Hope can be beautiful, but it can also keep you stuck in harmful patterns.
When someone shows you repeated dishonesty, manipulation, rage, irresponsibility, or emotional unavailability, love alone will not transform them.
Potential is not the same as character, and promises are not proof.
I know how tempting it is to focus on good moments and explain away the bad ones.
Still, ignoring red flags usually delays pain instead of preventing it.
Pay attention to patterns, not just apologies.
You are not cruel for believing what behavior is telling you, even when your heart wants another story.
9. Confuse control with love

Jealousy, possessiveness, and constant monitoring are often dressed up as passion, but control is not romance.
If a partner needs access to your phone, dictates your clothes, questions your every move, or punishes your independence, that is not protection.
It is a warning sign.
Healthy love includes trust, freedom, and respect for your individuality.
You should not have to prove your loyalty by surrendering privacy or autonomy.
When someone truly loves you, they do not tighten their grip every time you act like a whole person.
They make space for your independence and feel secure enough to honor it.

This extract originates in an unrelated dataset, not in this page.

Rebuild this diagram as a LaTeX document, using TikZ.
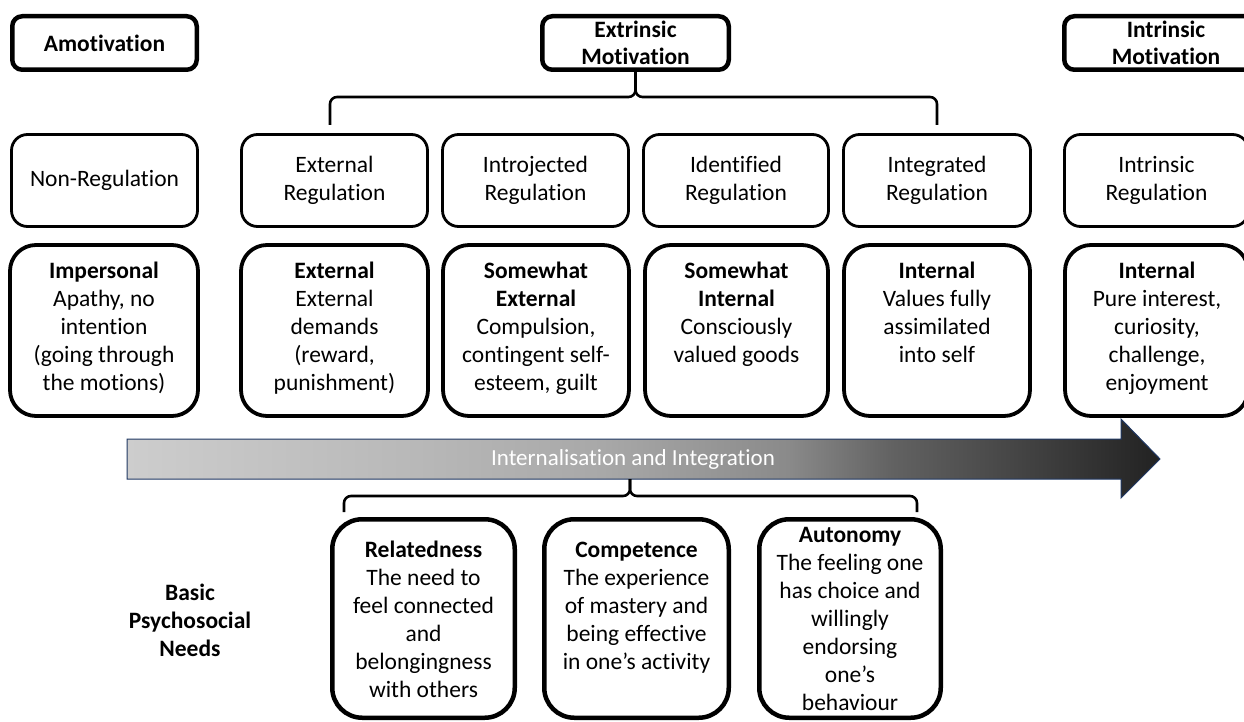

10. Lose touch with who you are

The biggest thing you should never do to please a partner is forget yourself.
Sometimes it happens slowly through compromise, silence, routine, and the desire to keep love steady at any cost.
Then one day your preferences, voice, and joy feel strangely distant.
Come back to what makes you feel like you.
Revisit your interests, reconnect with your people, and ask yourself honest questions about what you want now.
A good relationship can support that return instead of resisting it.
You are not selfish for reclaiming your identity – you are protecting the very core of your well-being.